There is another example of the never-ending fight between the haves and the have nots, which is taking place within the inmate communication industry. There is a very vocal group of people who have been customers of the largest companies in this industry for a while. These people have loved ones in jail and have been subjected to phone rates that some would call outrageous. The rates were as high as $500 a month, which the FCC deemed unfair.
The FCC passed a mandated cap of 11 cents. This was a reasonable amount, and the FCC attempted to impose this cap on companies like Global Tel-Link and Securus. These are the two largest corporations in the industry and are bitter competitors but remain united on this fight. Both argued that the cap would cut profits severely, and they will be unable to provide quality service to customers.

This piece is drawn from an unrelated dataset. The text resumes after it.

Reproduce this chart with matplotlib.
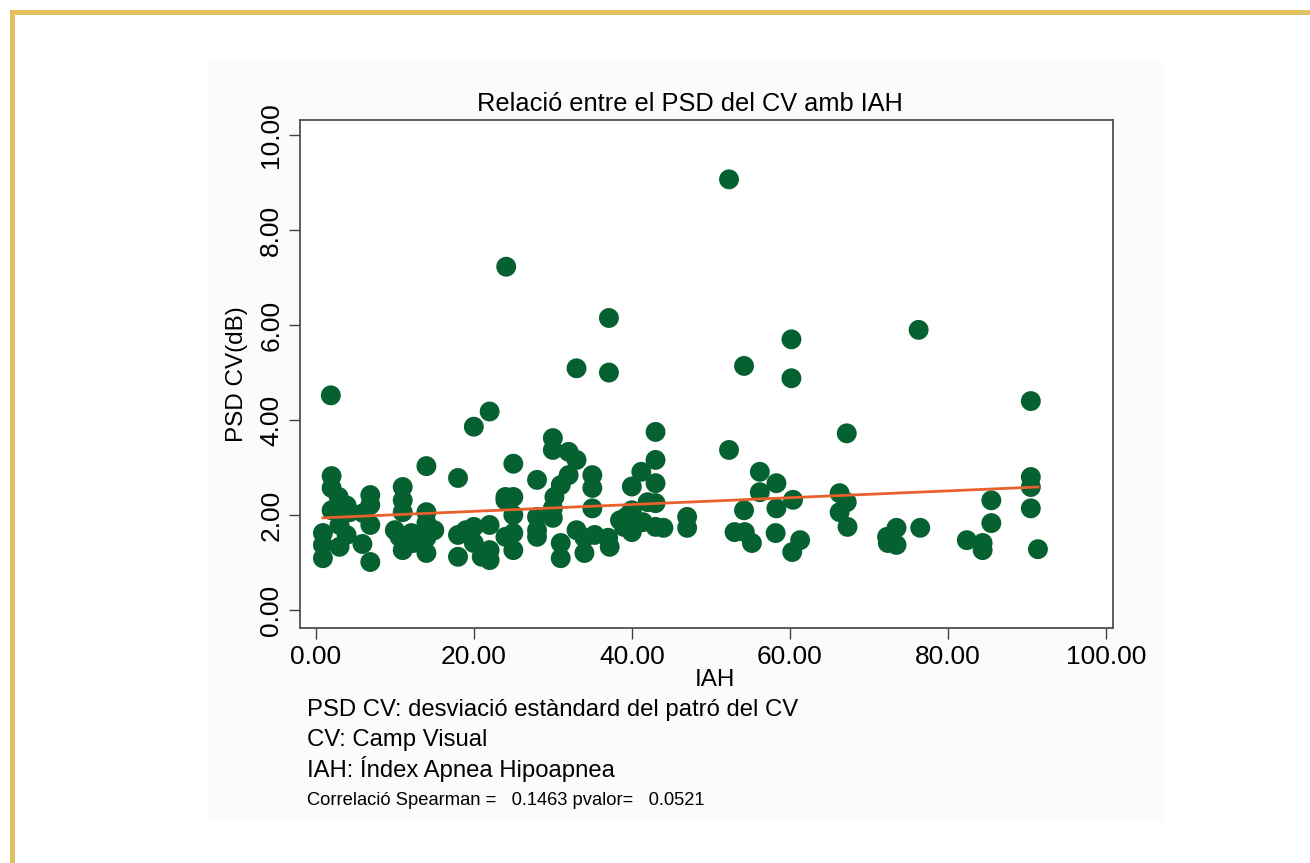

The companies also argued that many of the prisons that these companies have contracts with also take a good chunk of the money, which is used to help inmates by providing counseling or similar services. It should come to no surprise that these companies took the FCC and its proposal to court. The FCC lost, in a sense, since the judge decided to delay the cap.
The FCC did not anticipate this loss but are now attempting to weaken the arguments that Global Tel-Link and Securus are putting out there. The FCC just introduced a new cap of 13 cents, which should stop these companies from saying that the cap is too high.
There is no telling whether this will help ensure that the FCC is able to impose the cap, which is going to end up helping thousands of family members who just cannot afford the high rates that the inmate communication industry has gotten away with charging.